● REQUIRED WORK: Retype nothing but the lines from the start of the material up to and including the line with "top:22px; width:225px; height:268px;". Pictures don't belong in the copy.
━━━━━━━━━━
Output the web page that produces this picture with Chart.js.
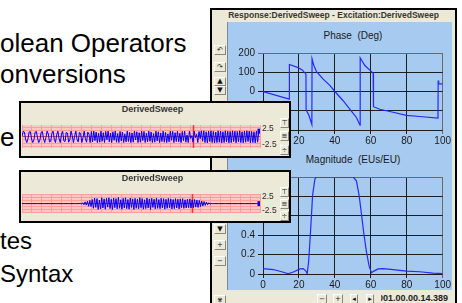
<!DOCTYPE html>
<html>
<head>
<meta charset="utf-8">
<script src="https://cdn.jsdelivr.net/npm/chart.js@4.4.1/dist/chart.umd.min.js"></script>
<style>
  html, body { margin: 0; padding: 0; background: #fff; overflow: hidden; }
  body { width: 462px; height: 303px; position: relative; font-family: 'Liberation Sans', Arial, sans-serif; }
  .abs { position: absolute; }
  .slide { position: absolute; left: 0; color: #000; white-space: pre; }
  .win { position: absolute; box-sizing: border-box; border: 2px solid #000; background: #ece9d8; }
  .btn { position: absolute; box-sizing: border-box; background: #ece9d8; border: 1px solid; border-color: #fff #8a877a #8a877a #fff;
         font: 7px 'DejaVu Sans'; text-align: center; color: #111; overflow: hidden; }
  .cap { position: absolute; font-weight: bold; color: #363636; text-align: center; white-space: pre; }
  .ttl { position: absolute; font-size: 10px; line-height: 12px; color: #1b1b1b; text-align: center; white-space: pre; }
</style>
</head>
<body>

<!-- slide text behind the windows -->
<div class="slide" style="top:30px; font-size:26px; line-height:26px;">olean Operators</div>
<div class="slide" style="top:61px; font-size:26px; line-height:26px;">onversions</div>
<div class="slide" style="top:124px; font-size:26px; line-height:26px;">e</div>
<div class="slide" style="top:229px; font-size:24px; line-height:24px;">tes</div>
<div class="slide" style="top:262px; font-size:24px; line-height:24px;">Syntax</div>

<!-- main response window -->
<div class="win" style="left:210px; top:8px; width:247px; height:300px;"></div>
<div class="cap" style="left:212px; top:10px; width:243px; height:11px; font-size:8.5px; line-height:11px;">Response:DerivedSweep - Excitation:DerivedSweep</div>
<div class="abs" style="left:227px; top:22px; width:225px; height:268px; background:#a6caf0; border-left:1px solid #7d8796; box-sizing:border-box;"></div>

<div class="ttl" style="left:263px; top:30px; width:180px;">Phase  (Deg)</div>
<canvas id="phaseChart" class="abs" style="left:228px; top:44px;" width="224" height="108"></canvas>
<div class="ttl" style="left:263px; top:154px; width:180px;">Magnitude  (EUs/EU)</div>
<canvas id="magChart" class="abs" style="left:228px; top:168px;" width="224" height="122"></canvas>

<div class="btn" style="left:214px; top:45px; width:12px; height:10px; line-height:8px;">↶</div>
<div class="btn" style="left:214px; top:62px; width:12px; height:10px; line-height:8px;">↷</div>
<div class="btn" style="left:214px; top:77px; width:12px; height:9px; line-height:7px;">▲</div>
<div class="btn" style="left:214px; top:86px; width:12px; height:9px; line-height:7px;">▼</div>
<div class="btn" style="left:214px; top:224px; width:12px; height:10px; line-height:8px;">▼</div>
<div class="btn" style="left:214px; top:240px; width:12px; height:10px; line-height:8px;">+</div>
<div class="btn" style="left:214px; top:256px; width:12px; height:10px; line-height:8px;">−</div>
<div class="btn" style="left:214px; top:295px; width:12px; height:10px; line-height:8px;">⋇</div>

<div class="btn" style="left:317px; top:294px; width:10px; height:10px; line-height:8px;">−</div>
<div class="btn" style="left:333px; top:294px; width:10px; height:10px; line-height:8px;">+</div>
<div class="btn" style="left:350px; top:294px; width:8px; height:10px; line-height:8px;">◂</div>
<div class="btn" style="left:366px; top:294px; width:8px; height:10px; line-height:8px;">▸</div>
<div class="abs" style="left:381px; top:292px; width:72px; height:12px; overflow:hidden;">
  <div style="margin-left:-3px; font:bold 9px 'Liberation Sans'; line-height:12px; color:#222; white-space:pre;">001.00.00.14.389</div>
</div>

<!-- strip window 1 : full sweep -->
<div class="win" style="left:19px; top:101px; width:272px; height:57px;"></div>
<div class="cap" style="left:21px; top:103px; width:263px; height:14px; font-size:9px; line-height:13px;">DerivedSweep</div>
<canvas id="sweepChart" class="abs" style="left:22px; top:118px;" width="258" height="37"></canvas>
<div class="btn" style="left:280px; top:118px; width:9px; height:10px; line-height:8px;">⊤</div>
<div class="btn" style="left:280px; top:131px; width:9px; height:10px; line-height:8px;">≡</div>
<div class="btn" style="left:280px; top:145px; width:9px; height:10px; line-height:8px;">÷</div>

<!-- strip window 2 : burst -->
<div class="win" style="left:19px; top:170px; width:272px; height:53px;"></div>
<div class="cap" style="left:21px; top:172px; width:263px; height:14px; font-size:9px; line-height:13px;">DerivedSweep</div>
<canvas id="burstChart" class="abs" style="left:22px; top:187px;" width="258" height="33"></canvas>
<div class="btn" style="left:280px; top:187px; width:9px; height:10px; line-height:8px;">⊤</div>
<div class="btn" style="left:280px; top:199px; width:9px; height:10px; line-height:8px;">≡</div>
<div class="btn" style="left:280px; top:211px; width:9px; height:10px; line-height:8px;">÷</div>

<script>
// axis ticks
const freqTicks = [0, 20, 40, 60, 80, 100];
const phaseTicks = [-200, -100, 0, 100, 200];
const magTicks = [0, 0.2, 0.4, 0.6, 0.8, 1];
const stripTicks = [-2.5, 0, 2.5];
const stripGrid = [-3, -2, -1, 0, 1, 2, 3];

// phase response (Hz -> deg)
const phaseFreq = [0, 14.6, 14.7, 19.6, 22, 23.9, 24.0, 25.6, 27.2, 27.3, 28.3, 29.8, 33.5, 37.2, 40,
                   44.6, 49.3, 52, 54, 54.1, 56.7, 60.4, 61.3, 61.5, 65, 72.4, 79.8, 87.2, 97.4, 97.5, 97.8, 100];
const phaseDeg = [0, -40, 140, 124, 111, 90, -95, -125, -171, 170, 135, 103, 64, 32, 0,
                  -48, -103, -135, -175, 175, 135, 103, 95, -79, -92, -108, -124, -130, -138, 57, 40, 40];

// magnitude response (Hz -> EUs/EU)
const magFreq = [0, 5.7, 10.4, 14.1, 17.2, 20.6, 22.4, 23.9, 24.6, 25.4, 26.5, 27.6, 28.9, 29.8,
                 50.2, 52, 53.5, 54.8, 56.1, 57.6, 59.1, 60.4, 61.7, 64.1, 66.9, 72.4, 79.8, 87.2, 94.6, 100];
const magEU = [0.056, 0.046, 0.023, 0.003, 0.023, 0.052, 0.056, 0.03, 0.003, 0.127, 0.45, 0.81, 0.98, 1.0,
               1.0, 0.96, 0.81, 0.62, 0.42, 0.225, 0.078, 0.013, 0.03, 0.052, 0.056, 0.046, 0.03, 0.023, 0.01, 0.003];

// time record of the sweep (one value per sample)
const sweepSamples = [
  0.2, 1.7, 1.5, -0.8, -1.8, -0.6, 1.6, 1.6, -0.7, -1.8, -0.9, 1.5, 1.7, -0.4, -1.8, -1.0, 1.4, 1.7, -0.6, -1.8,
  -0.2, 1.8, 0.9, -1.6, -1.4, 1.1, 1.8, -0.8, -1.8, 0.6, 1.8, -0.6, -1.8, 0.9, 1.7, -1.3, -1.5, 1.4, 1.2, -1.7,
  -0.9, 1.8, 0.4, -1.8, 0.2, 1.8, -0.8, -1.6, 1.4, 1.1, -1.8, -0.3, 1.8, -0.6, -1.7, 1.5, 0.8, -1.8,
  1.7, -1.6, 1.8, -1.2, 1.5, -1.8, 1.1, -1.7, 1.8, -1.4, 1.3, -1.8, 1.7, -0.9, 1.8, -1.6, 1.2, -1.8, 1.6, -1.1,
  1.8, -1.7, 1.0, -1.8, 1.7, -1.3, 1.5, -1.8, 0.9, -1.6, 1.8, -1.5, 1.4, -1.8, 1.2, -1.7, 1.8, -1.0, 1.6, -1.8,
  1.3, -1.7, 1.8, -1.2, 1.7, -1.8, 1.1, -1.6, 1.8, -1.4, 1.5, -1.8, 1.0, -1.7, 1.8, -1.3, 1.6, -1.8, 1.2, -1.5,
  1.8, -1.7, 1.4, -1.8, 0.9, -1.6, 1.8, -1.1, 1.7, -1.8, 1.3, -1.5, 1.8, -1.6, 1.1, -1.8, 1.7, -1.2, 1.8, -1.7,
  0.6, -1.8, 1.8, -0.5, 0.4, -1.7, 1.8, -0.3, 0.8, -1.8, 1.7, -0.6, 1.9, -1.4,
  1.9, -1.8, 1.6, -1.9, 1.8, -1.5, 1.9, -1.8, 1.7, -1.9, 1.5, -1.8, 1.9, -1.7, 1.8, -1.9, 1.6, -1.8, 1.9, -1.6,
  1.8, -1.9, 1.7, -1.8, 1.9, -1.5, 1.8, -1.9, 1.7, -1.6, 1.9, -1.8, 1.6, -1.9, 1.8, -1.7, 1.9, -1.5, 1.8, -1.9,
  1.7, -1.8, 1.6, -1.9, 1.8, -1.7, 1.5, 1.8
];

// time record of the burst
const burstSamples = [
  0, 0, 0, 0, 0, 0, 0, 0, 0, 0, 0, 0, 0, 0, 0, 0, 0, 0, 0, 0, 0, 0, 0, 0, 0,
  0, 0, 0, 0, 0, 0, 0, 0, 0, 0, 0, 0, 0, 0, 0, 0, 0, 0, 0, 0, 0, 0, 0, 0,
  0.1, -0.2, 0.3, -0.4, 0.6, -0.5, 0.8, -0.9, 1.1, -1.0,
  1.4, -1.6, 1.9, -1.3, 1.7, -2.0, 1.2, -1.8, 2.0, -1.5, 1.6, -1.9, 1.8, -1.2, 2.0, -1.7, 1.5, -2.0, 1.9, -1.4,
  1.7, -1.8, 2.1, -1.6, 1.3, -1.9, 1.8, -1.5, 2.0, -1.7, 1.4, -1.9, 1.9, -1.3, 1.6, -2.0, 1.8, -1.6, 1.5, -1.8,
  2.0, -1.4, 1.7, -1.9, 1.3, -1.7, 1.9, -1.5, 1.6, -2.0, 1.8, -1.3, 1.5, -1.8, 1.9, -1.6, 1.4, -1.7, 1.8, -1.5,
  1.7, -1.9, 1.5, -1.6, 1.8, -1.4, 1.6, -1.8, 1.4, -1.7, 1.7, -1.5, 1.5, -1.8, 1.6, -1.4, 1.7, -1.6, 1.3, -1.5,
  1.5, -1.4, 1.6, -1.5, 1.3, -1.4, 1.4, -1.2, 1.2, -1.3, 1.1, -1.0,
  0.9, -0.8, 0.7, -0.6, 0.5, -0.4, 0.3, -0.2,
  0, 0, 0, 0, 0, 0, 0, 0, 0, 0, 0, 0, 0, 0, 0, 0, 0, 0, 0, 0, 0,
  0, 0, 0, 0, 0, 0, 0, 0, 0, 0, 0, 0, 0, 0, 0, 0, 0, 0, 0, 0, 0
];

const cursorSample = 143;

const INK = '#1b1b1b';
const GRID = '#1e1e1e';
const EDGE = '#6a6a6a';
const TICK_FONT = { family: 'Liberation Sans', size: 10 };

// pink record background + red cursor of the strip windows
const stripBack = {
  id: 'stripBack',
  beforeDraw(chart) {
    const { ctx, chartArea: a } = chart;
    ctx.save();
    ctx.fillStyle = '#ffc6c6';
    ctx.fillRect(a.left, a.top, a.right - a.left, a.bottom - a.top);
    ctx.restore();
  },
  beforeDatasetsDraw(chart, args, opts) {
    const { ctx, chartArea: a } = chart;
    const x = Math.round(chart.scales.x.getPixelForValue(opts.cursor)) + 0.5;
    ctx.save();
    ctx.strokeStyle = '#ff3030';
    ctx.lineWidth = 1.5;
    ctx.beginPath();
    ctx.moveTo(x, a.top);
    ctx.lineTo(x, a.bottom);
    ctx.stroke();
    ctx.restore();
  }
};

function bodeChart(id, xs, ys, yTicks, xHeight, xPad) {
  const yMax = yTicks[yTicks.length - 1];
  return new Chart(document.getElementById(id), {
    type: 'scatter',
    data: {
      datasets: [{
        data: xs.map((x, i) => ({ x: x, y: ys[i] })),
        showLine: true,
        borderColor: '#2828ff',
        borderWidth: 1.2,
        pointRadius: 0
      }]
    },
    options: {
      responsive: false,
      animation: false,
      devicePixelRatio: 1,
      layout: { padding: { top: 4, right: 9, left: 0, bottom: 0 }, autoPadding: false },
      plugins: { legend: { display: false }, tooltip: { enabled: false } },
      scales: {
        x: {
          type: 'linear', min: 0, max: 100,
          afterBuildTicks: s => { s.ticks = freqTicks.map(v => ({ value: v })); },
          afterFit: s => { s.height = xHeight; },
          grid: { color: c => (c.tick && c.tick.value === 100 ? EDGE : GRID), tickLength: 4 },
          border: { display: false },
          ticks: { color: INK, font: TICK_FONT, padding: xPad, maxRotation: 0, autoSkip: false }
        },
        y: {
          min: yTicks[0], max: yMax,
          afterBuildTicks: s => { s.ticks = yTicks.map(v => ({ value: v })); },
          afterFit: s => { s.width = 35; },
          grid: { color: c => (c.tick && c.tick.value === yMax ? EDGE : GRID), tickLength: 5 },
          border: { display: false },
          ticks: { color: INK, font: TICK_FONT, padding: 3 }
        }
      }
    }
  });
}

function stripChart(id, values, yMin, yMax) {
  const last = values.length - 1;
  return new Chart(document.getElementById(id), {
    type: 'scatter',
    data: {
      datasets: [{
        data: values.map((v, i) => ({ x: i, y: v })),
        showLine: true,
        borderColor: '#0000ff',
        borderWidth: 1,
        pointStyle: 'rect',
        pointRadius: c => (c.dataIndex === last ? 3.5 : 0),
        pointBackgroundColor: '#0000ff',
        pointBorderColor: '#0000ff',
        pointBorderWidth: 0
      }]
    },
    plugins: [stripBack],
    options: {
      responsive: false,
      animation: false,
      devicePixelRatio: 1,
      layout: { padding: 0, autoPadding: false },
      plugins: { legend: { display: false }, tooltip: { enabled: false }, stripBack: { cursor: cursorSample } },
      scales: {
        x: {
          type: 'linear', min: 0, max: last,
          ticks: { display: false, count: 25, maxTicksLimit: 40 },
          grid: { color: '#ff9c9c', drawTicks: false },
          border: { display: false },
          afterFit: s => { s.height = 0; }
        },
        y: {
          min: yMin, max: yMax,
          afterBuildTicks: s => { s.ticks = stripGrid.map(v => ({ value: v })); },
          ticks: { display: false },
          grid: { color: c => (c.tick && c.tick.value === 0 ? '#d65050' : '#ff9c9c'), drawTicks: false },
          border: { display: false },
          afterFit: s => { s.width = 0; }
        },
        yr: {
          position: 'right', min: yMin, max: yMax,
          afterBuildTicks: s => { s.ticks = stripTicks.map(v => ({ value: v })); },
          grid: { display: false, drawTicks: false },
          border: { display: false },
          ticks: { color: '#2a2a2a', font: { family: 'Liberation Sans', size: 8.5 }, padding: 2 },
          afterFit: s => { s.width = 20; }
        }
      }
    }
  });
}

bodeChart('phaseChart', phaseFreq, phaseDeg, phaseTicks, 22, 1);
bodeChart('magChart', magFreq, magEU, magTicks, 16, 1);
stripChart('sweepChart', sweepSamples, -3.5, 3.7);
stripChart('burstChart', burstSamples, -3.17, 3.25);
</script>
</body>
</html>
━━━━━━━━━━
● SOLUTION TO THIS PROBLEM:
Output the web page that produces this picture with Chart.js.
<!DOCTYPE html>
<html>
<head>
<meta charset="utf-8">
<script src="https://cdn.jsdelivr.net/npm/chart.js@4.4.1/dist/chart.umd.min.js"></script>
<style>
  html, body { margin: 0; padding: 0; background: #fff; overflow: hidden; }
  body { width: 462px; height: 303px; position: relative; font-family: 'Liberation Sans', Arial, sans-serif; }
  .abs { position: absolute; }
  .slide { position: absolute; left: 0; color: #000; white-space: pre; }
  .win { position: absolute; box-sizing: border-box; border: 2px solid #000; background: #ece9d8; }
  .btn { position: absolute; box-sizing: border-box; background: #ece9d8; border: 1px solid; border-color: #fff #8a877a #8a877a #fff;
         font: 7px 'DejaVu Sans'; text-align: center; color: #111; overflow: hidden; }
  .cap { position: absolute; font-weight: bold; color: #363636; text-align: center; white-space: pre; }
  .ttl { position: absolute; font-size: 10px; line-height: 12px; color: #1b1b1b; text-align: center; white-space: pre; }
</style>
</head>
<body>

<!-- slide text behind the windows -->
<div class="slide" style="top:30px; font-size:26px; line-height:26px;">olean Operators</div>
<div class="slide" style="top:61px; font-size:26px; line-height:26px;">onversions</div>
<div class="slide" style="top:124px; font-size:26px; line-height:26px;">e</div>
<div class="slide" style="top:229px; font-size:24px; line-height:24px;">tes</div>
<div class="slide" style="top:262px; font-size:24px; line-height:24px;">Syntax</div>

<!-- main response window -->
<div class="win" style="left:210px; top:8px; width:247px; height:300px;"></div>
<div class="cap" style="left:212px; top:10px; width:243px; height:11px; font-size:8.5px; line-height:11px;">Response:DerivedSweep - Excitation:DerivedSweep</div>
<div class="abs" style="left:227px; top:22px; width:225px; height:268px; background:#a6caf0; border-left:1px solid #7d8796; box-sizing:border-box;"></div>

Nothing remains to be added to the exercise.